Conceding that Greece can’t deal with tax cheats alone, the government is going to bring in tax experts and analysts from other European countries to help stem the runaway problem which has cost the country more than $70 billion.
The reinforcements are coming from Spain, France, The Netherlands, Sweden and Belgium and will help Greece’s notoriously inefficient tax inspection agency and financial crimes squad find tax cheats and try to bring in more revenues.
It comes as the government is set to impose more reforms, including increasing the corporate tax rate to 26 percent from 20 percent, and raising the rate on middle-class taxpayers from 40 to 42 percent, setting off fears that more Greeks will now try to evade paying. The law also aims at eliminating tax advantages for self-employed professionals who are believed to be among the biggest tax evaders and who often don’t give receipts for their services so they can hide their income.

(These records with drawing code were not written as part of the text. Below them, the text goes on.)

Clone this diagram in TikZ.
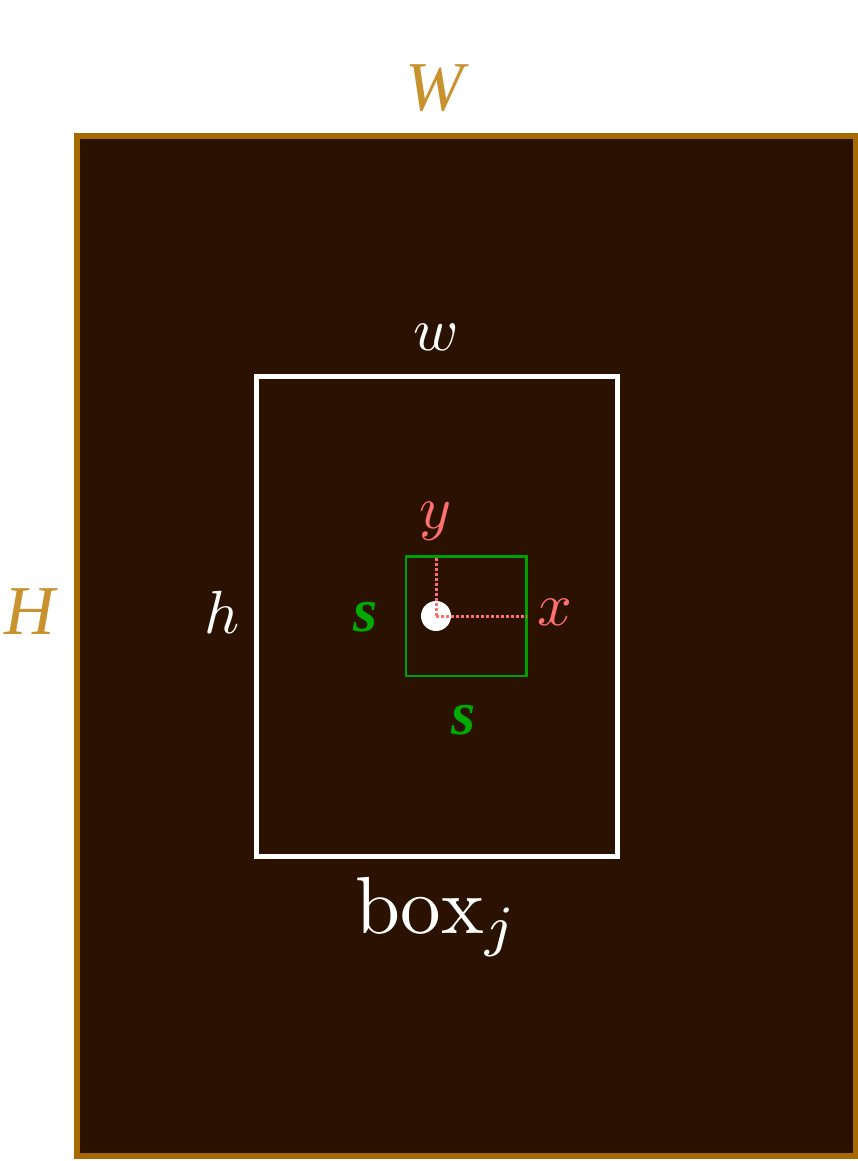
\documentclass[tikz,border=0pt]{standalone}
\usepackage{amsmath}
\usepackage{amssymb}
\usepackage{fontspec}
\usepackage{tikz}

\newfontfamily\timesface{Liberation Serif}

\definecolor{bgbrown}{RGB}{43,18,0}
\definecolor{framebrown}{RGB}{166,106,0}
\definecolor{labelgold}{RGB}{200,146,46}
\definecolor{coordpink}{RGB}{255,112,112}
\definecolor{boxgreen}{RGB}{0,160,0}
\definecolor{sizegreen}{RGB}{0,170,0}

\tikzset{
  biglabel/.style={font=\fontsize{70}{74}\selectfont\timesface\itshape, text=labelgold, inner sep=0pt},
  dimlabel/.style={font=\fontsize{10}{12}\selectfont, scale=6.1, transform shape, text=white, inner sep=0pt},
  coordlabel/.style={font=\fontsize{10}{12}\selectfont, scale=6.1, transform shape, text=coordpink, inner sep=0pt},
  sizelabel/.style={font=\fontsize{62}{66}\selectfont\timesface\bfseries\itshape, text=sizegreen, inner sep=0pt},
  dotline/.style={coordpink, line width=3pt, dash pattern=on 3pt off 2pt}
}

\begin{document}
\begin{tikzpicture}[x=1pt,y=-1pt]

\useasboundingbox (0,0) rectangle (858,1161);

\draw[framebrown, line width=6pt, fill=bgbrown] (76.5,136) rectangle (855.5,1156);

\node[biglabel] (W) at (435,88) {W};
\node[biglabel] (H) at (30,612) {H};

\draw[white, line width=5pt] (256,376) rectangle (617,856);

\node[dimlabel] (w) at (436,337) {\(w\)};
\node[dimlabel] (h) at (222,612) {\(h\)};
\node[font=\fontsize{10}{12}\selectfont, scale=8.1, transform shape, text=white, inner sep=0pt] (boxj) at (437,917) {\(\mathrm{box}_j\)};

\draw[boxgreen, line width=2.5pt] (406,556.5) rectangle (526.5,676);

\node[sizelabel] (sl) at (366,617) {s};
\node[sizelabel] (sb) at (464,720) {s};

\node[circle, fill=white, minimum size=30pt, inner sep=0pt] (c) at (436,616) {};
\coordinate (top) at (436,556.5);
\coordinate (right) at (526.5,616);

\draw[dotline] (c.center) -- (top);
\draw[dotline] (c.center) -- (right);

\node[coordlabel] (y) at (436,521) {\(y\)};
\node[coordlabel] (x) at (555,612) {\(x\)};

\end{tikzpicture}
\end{document}
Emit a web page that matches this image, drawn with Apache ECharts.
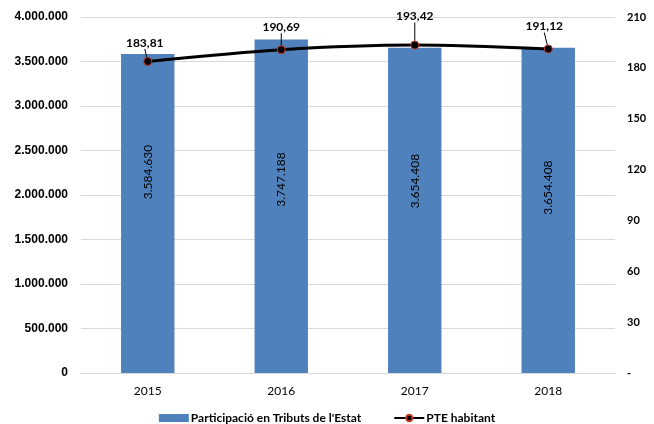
<!doctype html>
<html lang="ca">
<head>
    <meta charset="utf-8">
    <script src="https://cdn.jsdelivr.net/npm/echarts@6/dist/echarts.min.js"></script>
    <style>
        html, body { margin: 0; padding: 0; background: #fff; }
    </style>
</head>
<body>
<div id="main" style="width: 654px; height: 424px;"></div>

<script type="text/javascript">
    // dades
    var anys = ['2015', '2016', '2017', '2018'];
    var participacio = [3584630, 3747188, 3654408, 3654408];
    var pteHabitant = [183.81, 190.69, 193.42, 191.12];
    // posicio vertical de l'etiqueta dins la barra (com a l'original)
    var posEtiqueta = ['37%', '42%', '41%', '43%'];

    function fmtMiles(v) {
        return String(Math.round(v)).replace(/\B(?=(\d{3})+(?!\d))/g, '.');
    }

    var barData = participacio.map(function (v, i) {
        return { value: v, label: { position: ['50%', posEtiqueta[i]] } };
    });

    var myChart = echarts.init(document.getElementById('main'));
    myChart.setOption({
        animation: false,
        grid: { left: 81, right: 39, top: 17, bottom: 51 },
        legend: {
            bottom: 0,
            padding: 0,
            left: 'center',
            itemGap: 32,
            itemWidth: 30,
            itemHeight: 8,
            textStyle: { fontFamily: 'Lato', fontWeight: 'bold', fontSize: 12, color: '#000', padding: [0, 0, 0, -3] },
            data: [
                { name: 'Participació en Tributs de l\'Estat', icon: 'rect' },
                { name: 'PTE habitant' }
            ]
        },
        xAxis: {
            type: 'category',
            data: anys,
            axisTick: { show: false },
            axisLine: { lineStyle: { color: '#d9d9d9' } },
            axisLabel: { color: '#000', fontFamily: 'Lato', fontSize: 12, margin: 12 }
        },
        yAxis: [{
            type: 'value',
            min: 0, max: 4000000, interval: 500000,
            splitLine: { lineStyle: { color: '#d9d9d9' } },
            axisLabel: {
                color: '#000', fontFamily: 'Liberation Sans', fontWeight: 'bold', fontSize: 12, margin: 13,
                formatter: function (v) { return fmtMiles(v); }
            }
        }, {
            type: 'value',
            min: 0, max: 210, interval: 30,
            splitLine: { show: false },
            axisLabel: {
                color: '#000', fontFamily: 'Lato', fontWeight: 'bold', fontSize: 11, margin: 12,
                formatter: function (v) { return v === 0 ? '-' : v; }
            }
        }],
        series: [{
            name: 'Participació en Tributs de l\'Estat',
            type: 'bar',
            barWidth: '40%',
            itemStyle: { color: '#4f81bd' },
            label: {
                show: true,
                rotate: 90,
                align: 'center',
                verticalAlign: 'middle',
                color: '#000',
                fontFamily: 'Lato',
                fontSize: 12,
                formatter: function (p) { return fmtMiles(p.value); }
            },
            data: barData
        }, {
            name: 'PTE habitant',
            type: 'line',
            yAxisIndex: 1,
            smooth: 0.3,
            symbol: 'circle',
            symbolSize: 8,
            lineStyle: { color: '#000', width: 3 },
            itemStyle: { color: '#000', borderColor: '#c0392b', borderWidth: 1 },
            label: {
                show: true,
                position: 'top',
                distance: 4,
                color: '#000',
                fontFamily: 'Lato',
                fontWeight: 'bold',
                fontSize: 12,
                formatter: function (p) { return String(p.value.toFixed(2)).replace('.', ','); }
            },
            labelLine: { show: true, lineStyle: { color: '#000', width: 1 } },
            labelLayout: function (params) {
                var d = [[-3, -4], [0, -8], [0, -14], [-4, -8]][params.dataIndex];
                return { dx: d[0], dy: d[1] };
            },
            data: pteHabitant
        }]
    });
</script>
</body>
</html>
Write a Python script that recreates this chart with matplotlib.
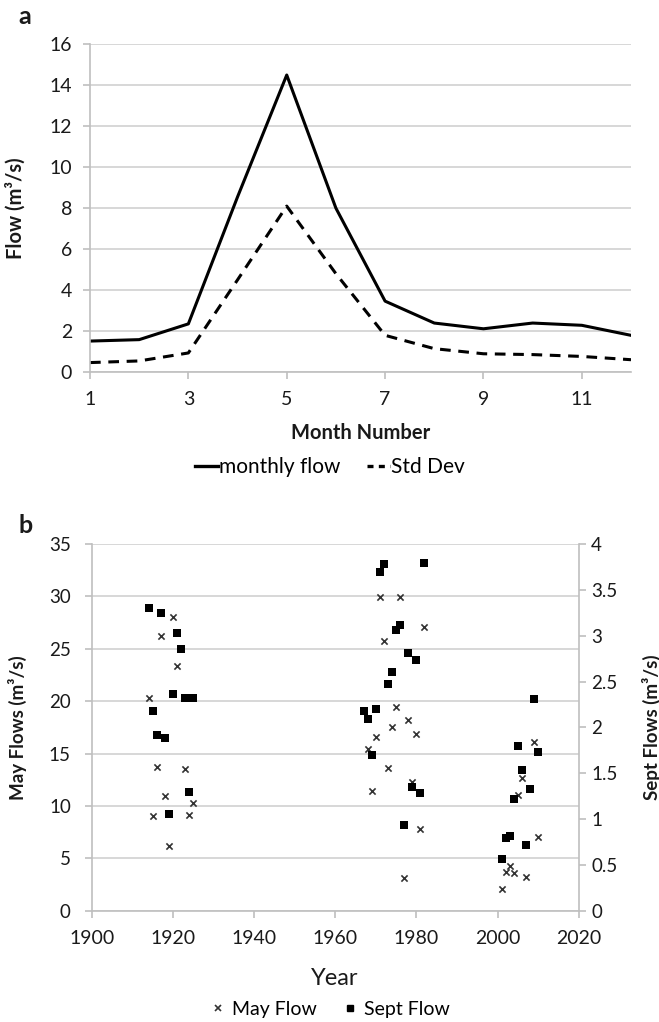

Finance Ministry officials said that the only option left to increase revenues is by reducing tax evasion and chasing unpaid debts as Prime Minister Antonis Samaras said he will not impose any more pay cuts, tax hikes or slashed pensions on beleaguered Greeks.
The newspaper Kathimerini said each group of foreign experts is offering specialized help in certain areas: The French are providing know-how in inspections of the very wealthy, the Spanish have taken on the construction and real estate sectors, the Swedes are drafting a plan for electronic checks on high-income taxpayers, and the Belgians and the Dutch are occupied with setting up a call center for collecting debts and reminding taxpayers when payments are due.
Greece’s international lenders, the Troika of the European Union-International Monetary Fund-European Central Bank (EU-IMF-ECB) also are pressing the government to seize assets and bank accounts of tax cheats. Finance Minister Yiannis Stournaras is calling for mandatory jail time for those convicted of evading taxes.